33. Is it fine if we do not wish to allot shares with an Indian resident director?
Yes. It is fine if you do not wish to allot shares with an Indian resident director since there is no rule that a director must also be the shareholder of the company. You can retain complete ownership of the brand, even if you are a foreign-based company.
34. What is an Apostille?
An Apostille is a specialized international attestation that is usually attached with other legal files and is issued by the Secretary of the State. This gives the documents a sense of credibility and authenticity; it also makes the formats acceptable in all 92 countries of the globe that fall under The Hague Convention of October 5, 1961.
35. What are the documents required to start and register a company in India?
List of major documents are as follows :
-
Photograph of all the Directors and shareholders.
-
PAN Card of all the Indian Directors and shareholders.
-
Apostille ID Proof of all the Directors (Driving License/Passport/Voter ID).
-
Electricity Bill or any other utility bill for the address proof of the Registered Office.
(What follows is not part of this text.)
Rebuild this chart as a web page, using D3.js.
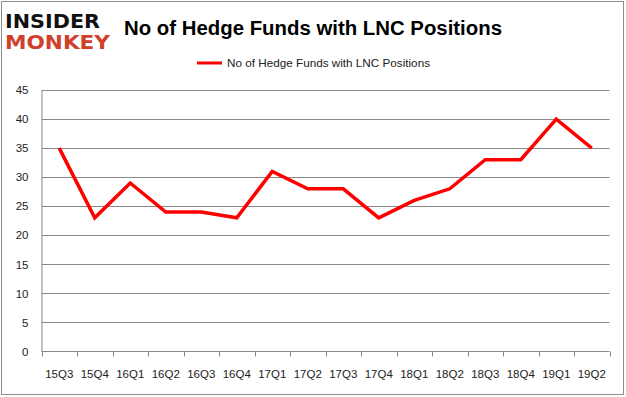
<!DOCTYPE html>
<html><head><meta charset="utf-8">
<script src="https://cdn.jsdelivr.net/npm/d3@7"></script>
<style>body{margin:0;background:#fff}svg{display:block}</style>
</head><body>
<svg id="c" width="626" height="397"></svg>
<script>
const categories = ["15Q3","15Q4","16Q1","16Q2","16Q3","16Q4","17Q1","17Q2","17Q3","17Q4","18Q1","18Q2","18Q3","18Q4","19Q1","19Q2"];
const values = [35,23,29,24,24,23,31,28,28,23,26,28,33,33,40,35];
const yTicks = [0,5,10,15,20,25,30,35,40,45];
const seriesName = "No of Hedge Funds with LNC Positions";
const titleText = "No of Hedge Funds with LNC Positions";

const svg = d3.select("#c");
const font = "'Liberation Sans', Arial, sans-serif";
svg.append("rect").attr("x",1.5).attr("y",1.5).attr("width",622).attr("height",393)
  .attr("fill","#fff").attr("stroke","#8c8c8c").attr("stroke-width",1);

const L = 41.5, R = 609.5, T = 90, B = 351.5;
const x = d3.scaleBand().domain(categories).range([L, R]);
const y = d3.scaleLinear().domain([0,45]).range([B, T]);

// gridlines
svg.append("g").selectAll("line").data(yTicks.filter(d=>d>0)).join("line")
  .attr("x1",L).attr("x2",R).attr("y1",d=>Math.round(y(d))+0.5).attr("y2",d=>Math.round(y(d))+0.5)
  .attr("stroke","#888").attr("stroke-width",1);

// y axis
const ya = svg.append("g").attr("transform",`translate(${L},0)`)
  .call(d3.axisLeft(y).tickValues(yTicks).tickSize(0).tickPadding(13));
ya.select(".domain").attr("stroke","#888");
ya.selectAll("text").attr("font-family",font).attr("font-size","11.5px").attr("fill","#222");

// x axis
const xa = svg.append("g").attr("transform",`translate(0,${B})`);
xa.append("line").attr("x1",L).attr("x2",R).attr("stroke","#888");
const edges = categories.map(c=>x(c)).concat([R]);
xa.selectAll("line.t").data(edges).join("line").attr("class","t")
  .attr("x1",d=>Math.round(d)+0.5).attr("x2",d=>Math.round(d)+0.5).attr("y1",0).attr("y2",5).attr("stroke","#888");
xa.selectAll("text").data(categories).join("text")
  .attr("x",d=>x(d)+x.bandwidth()/2).attr("y",26).attr("text-anchor","middle")
  .attr("font-family",font).attr("font-size","11.5px").attr("fill","#222").text(d=>d);

// line
const line = d3.line().x((d,i)=>x(categories[i])+x.bandwidth()/2).y(d=>y(d));
svg.append("path").datum(values).attr("d",line).attr("fill","none")
  .attr("stroke","#ff0000").attr("stroke-width",3.5).attr("stroke-linejoin","miter");

// title
svg.append("text").attr("x",124).attr("y",35)
  .attr("font-family",font).attr("font-weight","bold").attr("font-size","20px")
  .attr("textLength",378).attr("lengthAdjust","spacingAndGlyphs").attr("fill","#000").text(titleText);

// legend
svg.append("line").attr("x1",197).attr("x2",222).attr("y1",63).attr("y2",63).attr("stroke","#ff0000").attr("stroke-width",3);
svg.append("text").attr("x",227).attr("y",67).attr("font-family",font).attr("font-size","11.5px")
  .attr("textLength",203).attr("lengthAdjust","spacingAndGlyphs").attr("fill","#222").text(seriesName);

// logo
svg.append("text").attr("x",5).attr("y",28).attr("font-family","'DejaVu Sans', sans-serif").attr("font-weight","bold")
  .attr("font-size","19px").attr("textLength",95).attr("lengthAdjust","spacingAndGlyphs").attr("fill","#111").text("INSIDER");
svg.append("text").attr("x",5).attr("y",49).attr("font-family","'DejaVu Sans', sans-serif").attr("font-weight","bold")
  .attr("font-size","19px").attr("textLength",105).attr("lengthAdjust","spacingAndGlyphs").attr("fill","#d0402a").text("MONKEY");
</script>
</body></html>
36. Can an NRI function as the director of an Indian Company?
Yes. As per the Companies Act 2013 a foreign national or non-resident Indian can function as the director of an Indian company. However, an NRI cannot start a One Person Company or Proprietorship in India.
37. What are the documents required by a foreign director for the incorporation of an Indian company?
For foreign company registration in India, you need to possess the below mentioned documents:-
-
Copy of passport
-
Driving Licence/National ID Card
Telephone bill/ Electricity bill/Bank statement/Any utility bill, these bills should not be older than two months.